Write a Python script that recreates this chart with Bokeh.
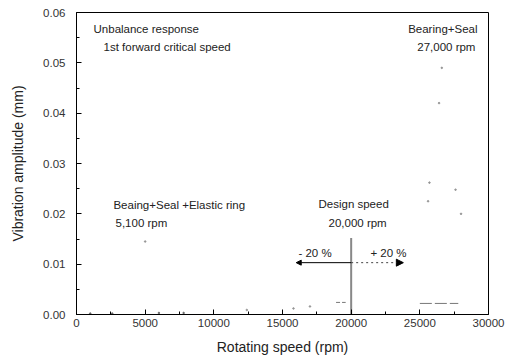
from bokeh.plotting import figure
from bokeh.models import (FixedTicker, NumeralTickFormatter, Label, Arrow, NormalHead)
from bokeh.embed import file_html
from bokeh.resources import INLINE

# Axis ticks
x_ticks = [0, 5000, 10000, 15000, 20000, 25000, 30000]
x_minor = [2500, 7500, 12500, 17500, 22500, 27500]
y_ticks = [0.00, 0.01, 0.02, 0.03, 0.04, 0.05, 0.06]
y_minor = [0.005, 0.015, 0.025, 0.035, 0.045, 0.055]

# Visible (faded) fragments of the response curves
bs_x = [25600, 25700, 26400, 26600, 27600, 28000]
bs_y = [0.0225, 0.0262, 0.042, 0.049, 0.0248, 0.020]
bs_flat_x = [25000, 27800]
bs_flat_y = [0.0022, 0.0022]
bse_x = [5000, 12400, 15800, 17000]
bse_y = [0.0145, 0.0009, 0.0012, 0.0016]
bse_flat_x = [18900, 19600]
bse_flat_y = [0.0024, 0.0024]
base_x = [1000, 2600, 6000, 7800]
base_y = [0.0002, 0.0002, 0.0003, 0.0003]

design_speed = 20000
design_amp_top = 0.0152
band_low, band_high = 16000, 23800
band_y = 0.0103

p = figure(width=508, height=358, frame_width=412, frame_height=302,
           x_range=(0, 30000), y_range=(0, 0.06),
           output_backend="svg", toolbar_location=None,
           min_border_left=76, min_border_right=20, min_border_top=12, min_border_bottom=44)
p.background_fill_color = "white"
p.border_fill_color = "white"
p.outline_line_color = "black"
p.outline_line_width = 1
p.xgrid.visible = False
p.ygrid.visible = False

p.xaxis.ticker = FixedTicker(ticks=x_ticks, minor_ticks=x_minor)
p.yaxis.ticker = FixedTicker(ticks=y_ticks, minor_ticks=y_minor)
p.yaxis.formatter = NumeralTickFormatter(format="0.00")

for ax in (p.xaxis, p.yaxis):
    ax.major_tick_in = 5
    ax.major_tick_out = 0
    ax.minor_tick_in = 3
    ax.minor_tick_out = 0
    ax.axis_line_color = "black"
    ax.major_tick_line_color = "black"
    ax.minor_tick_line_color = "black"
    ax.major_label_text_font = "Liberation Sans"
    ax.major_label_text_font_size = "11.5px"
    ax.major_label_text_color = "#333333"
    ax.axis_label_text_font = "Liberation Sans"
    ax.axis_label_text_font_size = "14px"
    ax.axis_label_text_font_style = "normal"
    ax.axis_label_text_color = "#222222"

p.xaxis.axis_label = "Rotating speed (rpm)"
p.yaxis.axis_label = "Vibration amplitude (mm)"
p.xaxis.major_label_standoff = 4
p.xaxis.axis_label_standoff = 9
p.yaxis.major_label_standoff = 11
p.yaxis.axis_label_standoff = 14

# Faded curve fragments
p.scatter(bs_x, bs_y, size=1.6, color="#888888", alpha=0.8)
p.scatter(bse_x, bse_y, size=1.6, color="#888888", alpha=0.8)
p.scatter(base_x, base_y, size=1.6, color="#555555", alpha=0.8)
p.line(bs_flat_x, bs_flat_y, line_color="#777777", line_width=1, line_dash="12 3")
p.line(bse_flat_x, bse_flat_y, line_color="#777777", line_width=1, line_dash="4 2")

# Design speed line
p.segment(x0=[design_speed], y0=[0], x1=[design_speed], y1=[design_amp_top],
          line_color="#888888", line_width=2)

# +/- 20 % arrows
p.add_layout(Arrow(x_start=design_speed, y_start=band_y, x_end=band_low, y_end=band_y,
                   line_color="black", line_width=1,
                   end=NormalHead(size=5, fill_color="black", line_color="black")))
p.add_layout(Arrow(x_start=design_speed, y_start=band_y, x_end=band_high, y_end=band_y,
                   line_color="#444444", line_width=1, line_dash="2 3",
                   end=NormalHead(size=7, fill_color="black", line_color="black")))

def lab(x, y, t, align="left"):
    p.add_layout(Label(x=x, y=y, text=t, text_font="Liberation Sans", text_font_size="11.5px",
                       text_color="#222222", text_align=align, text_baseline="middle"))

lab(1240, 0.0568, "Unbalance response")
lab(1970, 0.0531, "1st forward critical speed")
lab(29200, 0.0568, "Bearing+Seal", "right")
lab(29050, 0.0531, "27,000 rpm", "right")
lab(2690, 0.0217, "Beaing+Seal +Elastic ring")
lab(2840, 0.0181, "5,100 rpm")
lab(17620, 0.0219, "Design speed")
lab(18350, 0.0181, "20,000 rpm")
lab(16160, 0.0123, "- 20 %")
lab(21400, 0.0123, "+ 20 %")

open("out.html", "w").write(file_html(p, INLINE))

The task: Reproduce all of the material exactly, apart from the pictures.

Expected answer:
Write a Python script that recreates this chart with Bokeh.
from bokeh.plotting import figure
from bokeh.models import (FixedTicker, NumeralTickFormatter, Label, Arrow, NormalHead)
from bokeh.embed import file_html
from bokeh.resources import INLINE

# Axis ticks
x_ticks = [0, 5000, 10000, 15000, 20000, 25000, 30000]
x_minor = [2500, 7500, 12500, 17500, 22500, 27500]
y_ticks = [0.00, 0.01, 0.02, 0.03, 0.04, 0.05, 0.06]
y_minor = [0.005, 0.015, 0.025, 0.035, 0.045, 0.055]

# Visible (faded) fragments of the response curves
bs_x = [25600, 25700, 26400, 26600, 27600, 28000]
bs_y = [0.0225, 0.0262, 0.042, 0.049, 0.0248, 0.020]
bs_flat_x = [25000, 27800]
bs_flat_y = [0.0022, 0.0022]
bse_x = [5000, 12400, 15800, 17000]
bse_y = [0.0145, 0.0009, 0.0012, 0.0016]
bse_flat_x = [18900, 19600]
bse_flat_y = [0.0024, 0.0024]
base_x = [1000, 2600, 6000, 7800]
base_y = [0.0002, 0.0002, 0.0003, 0.0003]

design_speed = 20000
design_amp_top = 0.0152
band_low, band_high = 16000, 23800
band_y = 0.0103

p = figure(width=508, height=358, frame_width=412, frame_height=302,
           x_range=(0, 30000), y_range=(0, 0.06),
           output_backend="svg", toolbar_location=None,
           min_border_left=76, min_border_right=20, min_border_top=12, min_border_bottom=44)
p.background_fill_color = "white"
p.border_fill_color = "white"
p.outline_line_color = "black"
p.outline_line_width = 1
p.xgrid.visible = False
p.ygrid.visible = False

p.xaxis.ticker = FixedTicker(ticks=x_ticks, minor_ticks=x_minor)
p.yaxis.ticker = FixedTicker(ticks=y_ticks, minor_ticks=y_minor)
p.yaxis.formatter = NumeralTickFormatter(format="0.00")

for ax in (p.xaxis, p.yaxis):
    ax.major_tick_in = 5
    ax.major_tick_out = 0
    ax.minor_tick_in = 3
    ax.minor_tick_out = 0
    ax.axis_line_color = "black"
    ax.major_tick_line_color = "black"
    ax.minor_tick_line_color = "black"
    ax.major_label_text_font = "Liberation Sans"
    ax.major_label_text_font_size = "11.5px"
    ax.major_label_text_color = "#333333"
    ax.axis_label_text_font = "Liberation Sans"
    ax.axis_label_text_font_size = "14px"
    ax.axis_label_text_font_style = "normal"
    ax.axis_label_text_color = "#222222"

p.xaxis.axis_label = "Rotating speed (rpm)"
p.yaxis.axis_label = "Vibration amplitude (mm)"
p.xaxis.major_label_standoff = 4
p.xaxis.axis_label_standoff = 9
p.yaxis.major_label_standoff = 11
p.yaxis.axis_label_standoff = 14

# Faded curve fragments
p.scatter(bs_x, bs_y, size=1.6, color="#888888", alpha=0.8)
p.scatter(bse_x, bse_y, size=1.6, color="#888888", alpha=0.8)
p.scatter(base_x, base_y, size=1.6, color="#555555", alpha=0.8)
p.line(bs_flat_x, bs_flat_y, line_color="#777777", line_width=1, line_dash="12 3")
p.line(bse_flat_x, bse_flat_y, line_color="#777777", line_width=1, line_dash="4 2")

# Design speed line
p.segment(x0=[design_speed], y0=[0], x1=[design_speed], y1=[design_amp_top],
          line_color="#888888", line_width=2)

# +/- 20 % arrows
p.add_layout(Arrow(x_start=design_speed, y_start=band_y, x_end=band_low, y_end=band_y,
                   line_color="black", line_width=1,
                   end=NormalHead(size=5, fill_color="black", line_color="black")))
p.add_layout(Arrow(x_start=design_speed, y_start=band_y, x_end=band_high, y_end=band_y,
                   line_color="#444444", line_width=1, line_dash="2 3",
                   end=NormalHead(size=7, fill_color="black", line_color="black")))

def lab(x, y, t, align="left"):
    p.add_layout(Label(x=x, y=y, text=t, text_font="Liberation Sans", text_font_size="11.5px",
                       text_color="#222222", text_align=align, text_baseline="middle"))

lab(1240, 0.0568, "Unbalance response")
lab(1970, 0.0531, "1st forward critical speed")
lab(29200, 0.0568, "Bearing+Seal", "right")
lab(29050, 0.0531, "27,000 rpm", "right")
lab(2690, 0.0217, "Beaing+Seal +Elastic ring")
lab(2840, 0.0181, "5,100 rpm")
lab(17620, 0.0219, "Design speed")
lab(18350, 0.0181, "20,000 rpm")
lab(16160, 0.0123, "- 20 %")
lab(21400, 0.0123, "+ 20 %")

open("out.html", "w").write(file_html(p, INLINE))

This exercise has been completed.